Women are given a ‘lofty’ status in religion, but in society they are a demeaned lot
A woman is born as an embodiment of sacrifices. Giving up her share in one way or the other runs in her blood, or rather, genes. A woman prioritises the likes, choices and requirements of everyone other than herself for “greater good”. One of the unavoidable stages in a woman’s life comes when, as a bride, she leaves her home, her birthplace, along with the history as well as the geography attached with her previous life. She gives up almost all of her choicest belongings and every important possession in this crucial transition to the next home, which is supposed to be the final and permanent base of her life to come. From the very first day, this journey starts with coded as well as un-coded responsibilities, high expectations, ceaseless care and love which she has to deliver at all costs, even if everything seems against in her way. The married woman goes on to change her way of living at her paternal home just to adjust in her husband’s particular world, a sort of total surrender. She does everything possible to match the expectations from the new domestic chorus, from economic gains to familial obligations. She is always expected to remain fit and present the best part of herself and not give anybody a chance to raise any question against her, no matter how painful the situation she may be in.
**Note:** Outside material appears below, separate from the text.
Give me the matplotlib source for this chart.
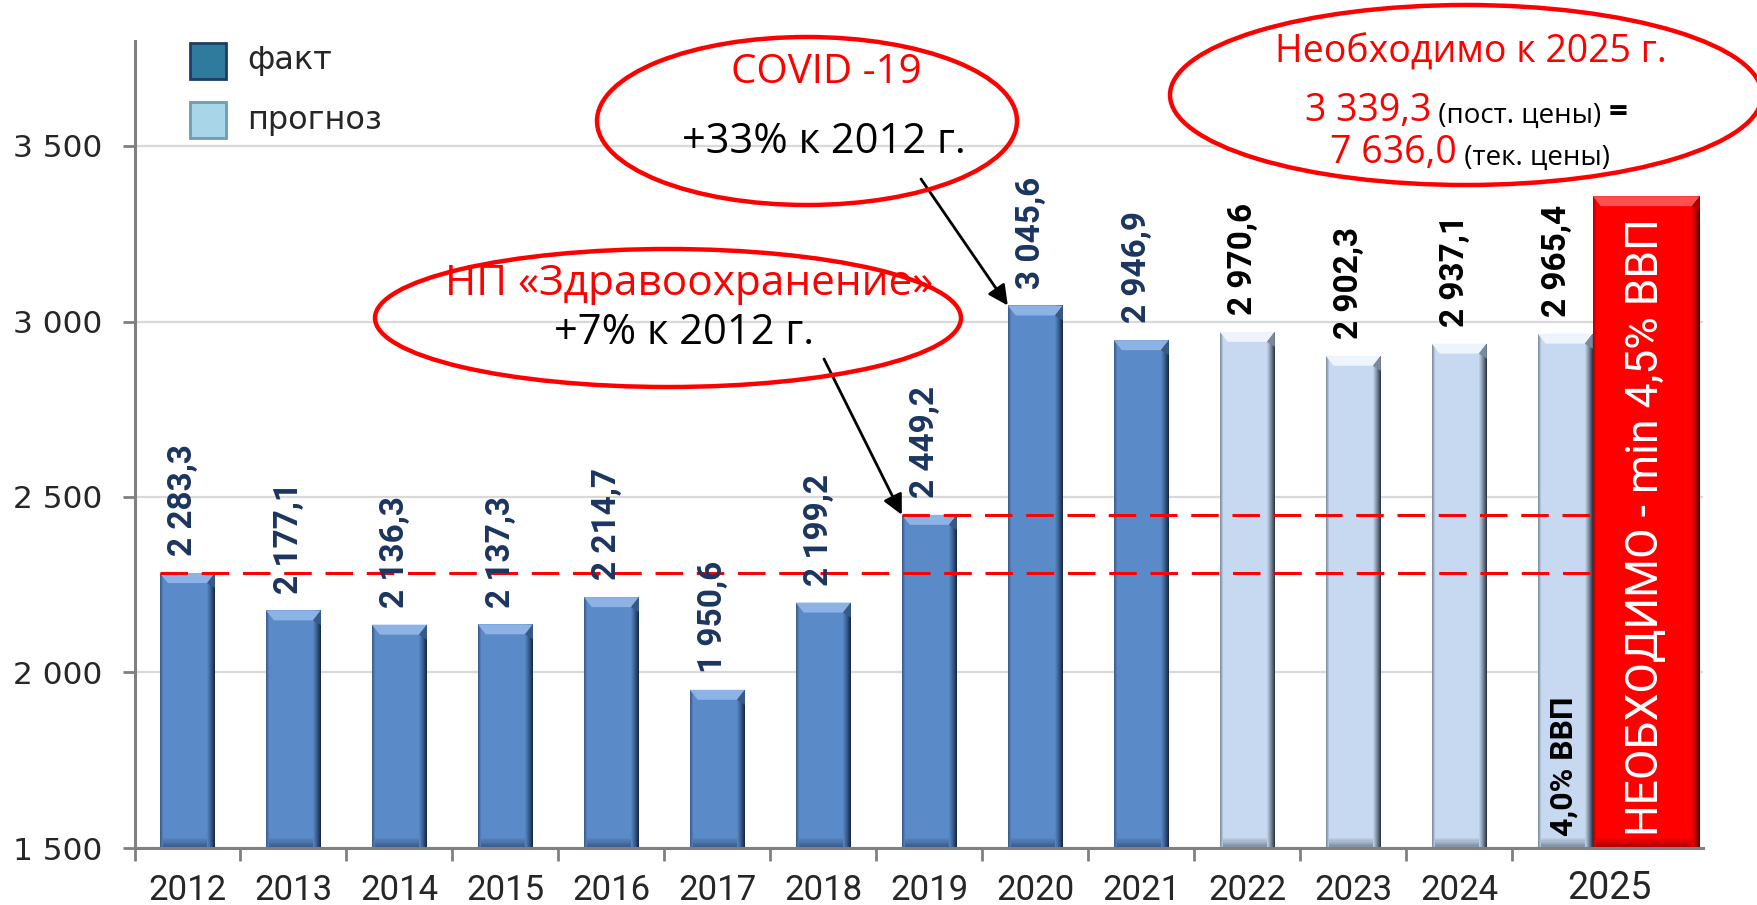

The life of a girl at her paternal home is quite different. She doesn’t worry about any unfinished task, to rise up early or to hurry for things that need to be done. As soon as she steps into her in-laws, everything is to be adjusted afresh, a drastic and unavoidable change in her life. She doesn’t want anybody to get annoyed with her at all, so she does everything to keep every member happy and joyful. This feat can only be pulled off by a woman, who sacrifices every desire and dream to see others happy. She has to fit herself within the walls of married life, cultivating her relationship with every belonging of her new home and the people living there. She sheds her tiredness, pretends to be healthy just to be available to her husband, for her children, 24/7 like a robot. Most of the time, she doesn’t focus on or worry about her health. The pain of the separation from her home and loved ones hits hard at the core of her heart but she pretends to be okay and well just for the sake of the expected behaviour from her. A woman, in a way, obliterates her entire being for the comfort of the people who always expect love from her, in good as well as bad situations coming in her way.
Let’s consider another heart-wrenching side of this story that is exclusive to women. As she prepares for life, a woman has to prepare herself for some frightful experiences. Demands for dowry, the threat of domestic violence, the ever-increasing cases of rapes, sexual harassment, inferiority complex, and other shameful aspects of society make her suffer in one way or the other. The tremendous increase in violence against women has shaken the ground of humanity. Such violence not only ruins a woman’s life but mutilates her being and will to start anew. She reaches a point of hopelessness where she makes a total surrender to the situation or loses herself into a grave of no return.
We are quite aware of the extreme kind of domestic violence such as the case which recently took place in Mattan Akhura area of Anantnag district. The victim was a 20-year-old woman who was the mother of two children. Her only crime was that she refused to pay further dowry to her in-laws. Then all hell broke loose upon her. She was burnt alive by her in-laws. Her life didn’t matter to them. Horrendous cases like these are growing terribly across the world. As per the official records on domestic violence, as many as 20 women are physically abused by an intimate partner every minute in the world. Women, mostly between the years of 19 and 24, are most commonly abused. Abuse falls into one or more of the following categories: physical, sexual, psychological, and economic. The impact of the violence not only harms the immediate victim but also destroys and disturbs the children’s physical and mental well-being. In this way our future generations are also affected as well.
As mentioned in the holy Quran, men are the protectors and maintainers of women who must take all responsibilities to guard their life and honour. Men must respect women as the mothers of humanity who nourish civilisations in their laps in all circumstances and ages. But the ever-growing dictatorial system of patriarchy has encouraged abuse of women. When a woman is not safe even at home, how can her safety be assured in bazaars, offices, functions? This way she is deteriorated physically, morally, and emotionally without any cure in sight.
What must be done to restore the lost natural position which is the basic birthright of a woman? How can we repair the wrongs done in our culture and customs which have marred the lofty status of a woman to a mere robot available in the service of everyone else other than herself? In what ways we can understand her unspoken protests against her unending sacrifices? Questions like these seem to have no answers. What we do, instead, is to turn a deaf ear to the growing cries of women.